I don't really have any good guesses about the ambiguities, myself. My first guess was that the figure was your subconscious, and the "my turn again" meant that your mind is yielding to hallucination again--but why "you win", and why is the figure "dead"? Other ideas have been bruited about, most of them more plausible than that one. I do suspect, though, that Shade was written for effect, written to weird the player out, and that dissection and deconstruction on this level--symbolism and such--probably weren't the main things Zarf had in mind. It's possible that the significance of the figure lies somewhere between nothing (more hallucination), and mere weirdness and perversity (a way of injecting a memorable/chilling last line).
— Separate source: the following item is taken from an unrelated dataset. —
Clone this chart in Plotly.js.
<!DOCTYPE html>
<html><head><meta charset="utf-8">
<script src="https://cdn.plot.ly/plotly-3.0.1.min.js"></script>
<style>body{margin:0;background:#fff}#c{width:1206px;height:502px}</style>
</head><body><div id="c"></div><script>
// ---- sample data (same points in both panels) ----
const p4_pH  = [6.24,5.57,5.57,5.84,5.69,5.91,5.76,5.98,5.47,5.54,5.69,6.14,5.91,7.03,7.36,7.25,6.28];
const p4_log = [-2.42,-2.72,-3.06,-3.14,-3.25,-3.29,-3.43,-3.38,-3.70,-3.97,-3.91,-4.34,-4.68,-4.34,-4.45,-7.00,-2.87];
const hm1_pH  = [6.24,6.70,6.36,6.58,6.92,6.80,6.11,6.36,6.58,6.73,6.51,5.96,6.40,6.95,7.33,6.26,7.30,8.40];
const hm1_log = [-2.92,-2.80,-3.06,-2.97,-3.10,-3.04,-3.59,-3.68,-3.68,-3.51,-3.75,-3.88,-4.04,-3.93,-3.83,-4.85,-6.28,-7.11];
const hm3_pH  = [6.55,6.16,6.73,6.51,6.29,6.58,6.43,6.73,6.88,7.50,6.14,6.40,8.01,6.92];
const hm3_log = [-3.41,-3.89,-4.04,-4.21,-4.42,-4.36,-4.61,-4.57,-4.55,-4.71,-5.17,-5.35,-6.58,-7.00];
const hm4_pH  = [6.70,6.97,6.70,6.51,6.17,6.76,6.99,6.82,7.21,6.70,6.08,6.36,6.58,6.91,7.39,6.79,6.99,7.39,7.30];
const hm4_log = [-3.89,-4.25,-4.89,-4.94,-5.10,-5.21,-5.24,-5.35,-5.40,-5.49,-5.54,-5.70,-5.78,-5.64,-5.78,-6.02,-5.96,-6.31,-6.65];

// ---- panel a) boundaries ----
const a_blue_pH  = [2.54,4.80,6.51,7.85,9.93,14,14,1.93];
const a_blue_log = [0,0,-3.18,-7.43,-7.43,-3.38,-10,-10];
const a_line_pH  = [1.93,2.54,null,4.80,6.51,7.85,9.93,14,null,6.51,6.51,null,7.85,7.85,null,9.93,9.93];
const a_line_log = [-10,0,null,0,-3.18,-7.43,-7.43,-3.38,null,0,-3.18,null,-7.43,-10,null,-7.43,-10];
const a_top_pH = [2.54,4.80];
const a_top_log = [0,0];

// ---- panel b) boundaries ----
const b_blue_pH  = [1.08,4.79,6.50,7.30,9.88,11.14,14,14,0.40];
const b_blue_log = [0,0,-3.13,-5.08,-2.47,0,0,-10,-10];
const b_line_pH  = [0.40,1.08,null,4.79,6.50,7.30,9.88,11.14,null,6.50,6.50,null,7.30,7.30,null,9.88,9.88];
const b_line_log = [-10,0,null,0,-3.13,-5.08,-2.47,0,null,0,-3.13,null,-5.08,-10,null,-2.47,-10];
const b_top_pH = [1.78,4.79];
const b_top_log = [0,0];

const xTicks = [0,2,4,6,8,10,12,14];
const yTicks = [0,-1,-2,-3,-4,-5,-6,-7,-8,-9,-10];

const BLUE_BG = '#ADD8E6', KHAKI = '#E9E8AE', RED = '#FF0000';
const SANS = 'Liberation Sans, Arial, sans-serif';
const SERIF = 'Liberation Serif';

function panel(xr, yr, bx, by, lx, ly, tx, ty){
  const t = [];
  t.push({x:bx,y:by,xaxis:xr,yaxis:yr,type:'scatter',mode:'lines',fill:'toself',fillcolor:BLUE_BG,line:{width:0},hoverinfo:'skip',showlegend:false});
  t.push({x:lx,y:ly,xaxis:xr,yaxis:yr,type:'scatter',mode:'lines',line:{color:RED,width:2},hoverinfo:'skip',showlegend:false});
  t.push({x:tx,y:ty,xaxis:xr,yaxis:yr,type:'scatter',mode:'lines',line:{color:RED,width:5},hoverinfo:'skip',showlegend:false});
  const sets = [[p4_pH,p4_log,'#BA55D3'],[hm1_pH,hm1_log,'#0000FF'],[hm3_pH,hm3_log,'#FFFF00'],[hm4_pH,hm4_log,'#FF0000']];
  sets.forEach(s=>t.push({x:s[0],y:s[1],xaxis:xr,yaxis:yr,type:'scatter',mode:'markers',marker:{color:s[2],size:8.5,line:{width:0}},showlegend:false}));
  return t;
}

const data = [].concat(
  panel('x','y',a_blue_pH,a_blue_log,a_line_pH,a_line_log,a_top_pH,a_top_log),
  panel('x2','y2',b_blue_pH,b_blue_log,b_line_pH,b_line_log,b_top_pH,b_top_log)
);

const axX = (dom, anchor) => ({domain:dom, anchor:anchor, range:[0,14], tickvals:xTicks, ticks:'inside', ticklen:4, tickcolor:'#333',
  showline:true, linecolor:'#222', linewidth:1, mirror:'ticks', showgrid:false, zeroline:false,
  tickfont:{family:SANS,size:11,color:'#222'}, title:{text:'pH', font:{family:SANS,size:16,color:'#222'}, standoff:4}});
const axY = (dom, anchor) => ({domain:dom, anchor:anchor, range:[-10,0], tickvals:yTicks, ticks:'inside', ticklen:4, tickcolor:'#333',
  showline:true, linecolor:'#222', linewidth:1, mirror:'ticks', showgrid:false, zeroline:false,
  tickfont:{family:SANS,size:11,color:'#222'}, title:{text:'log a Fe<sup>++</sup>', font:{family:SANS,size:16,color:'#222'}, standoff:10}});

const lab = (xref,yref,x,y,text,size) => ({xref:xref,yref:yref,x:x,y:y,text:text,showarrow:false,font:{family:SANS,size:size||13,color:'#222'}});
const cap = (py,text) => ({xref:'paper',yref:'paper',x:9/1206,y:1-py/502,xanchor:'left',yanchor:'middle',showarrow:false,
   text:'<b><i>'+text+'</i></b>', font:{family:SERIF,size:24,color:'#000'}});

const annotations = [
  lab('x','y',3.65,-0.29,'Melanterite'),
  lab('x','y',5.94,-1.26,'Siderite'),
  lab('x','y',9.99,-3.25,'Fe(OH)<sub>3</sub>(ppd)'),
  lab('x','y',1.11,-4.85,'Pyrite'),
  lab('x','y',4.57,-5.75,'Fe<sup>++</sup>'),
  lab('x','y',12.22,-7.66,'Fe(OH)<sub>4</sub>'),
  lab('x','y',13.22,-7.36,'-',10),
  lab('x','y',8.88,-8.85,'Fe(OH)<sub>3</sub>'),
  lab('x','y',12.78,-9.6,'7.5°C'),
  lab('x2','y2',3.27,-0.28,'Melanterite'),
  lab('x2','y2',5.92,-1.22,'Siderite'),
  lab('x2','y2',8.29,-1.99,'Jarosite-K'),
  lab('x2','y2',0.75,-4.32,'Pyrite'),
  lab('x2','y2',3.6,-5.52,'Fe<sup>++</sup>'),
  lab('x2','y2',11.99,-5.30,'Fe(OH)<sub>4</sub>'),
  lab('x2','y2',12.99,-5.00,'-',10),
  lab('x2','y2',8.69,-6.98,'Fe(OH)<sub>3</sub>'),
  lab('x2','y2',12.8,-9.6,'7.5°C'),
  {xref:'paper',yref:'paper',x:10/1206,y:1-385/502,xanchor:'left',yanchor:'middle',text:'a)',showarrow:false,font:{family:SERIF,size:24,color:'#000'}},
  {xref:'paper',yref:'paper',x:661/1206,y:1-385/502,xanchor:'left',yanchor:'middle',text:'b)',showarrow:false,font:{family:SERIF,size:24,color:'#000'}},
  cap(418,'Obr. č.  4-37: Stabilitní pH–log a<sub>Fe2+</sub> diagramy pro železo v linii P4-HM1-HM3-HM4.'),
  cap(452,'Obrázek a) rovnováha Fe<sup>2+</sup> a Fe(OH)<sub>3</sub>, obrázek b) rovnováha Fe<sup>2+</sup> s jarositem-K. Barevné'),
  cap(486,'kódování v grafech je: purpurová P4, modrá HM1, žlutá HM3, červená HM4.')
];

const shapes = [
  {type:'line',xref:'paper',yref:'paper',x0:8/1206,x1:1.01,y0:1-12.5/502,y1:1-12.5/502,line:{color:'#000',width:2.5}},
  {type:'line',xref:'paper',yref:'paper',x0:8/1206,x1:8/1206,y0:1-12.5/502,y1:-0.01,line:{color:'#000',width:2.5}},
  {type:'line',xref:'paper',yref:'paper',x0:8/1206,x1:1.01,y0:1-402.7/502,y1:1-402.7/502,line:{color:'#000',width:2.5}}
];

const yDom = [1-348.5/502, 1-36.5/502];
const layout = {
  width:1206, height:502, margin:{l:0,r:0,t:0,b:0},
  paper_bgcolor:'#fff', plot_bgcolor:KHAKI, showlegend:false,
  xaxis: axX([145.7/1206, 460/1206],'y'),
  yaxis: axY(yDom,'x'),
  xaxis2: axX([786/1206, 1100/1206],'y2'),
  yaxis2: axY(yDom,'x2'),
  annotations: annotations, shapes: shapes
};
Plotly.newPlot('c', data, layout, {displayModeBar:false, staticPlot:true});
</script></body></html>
The heart of the game for me, though, remains the moment when I opened the jar of peanut butter, since that was a turning point of sorts, when I stopped trying to impute rational explanations. It was one of the most unsettling IF experiences I can remember.
Had I realized that there was a less cumbersome way to move things along than prodding everything in the apartment, I might have considered giving Shade a 10, as it was, it got an enthusiastic 9 and a special place in my IF library.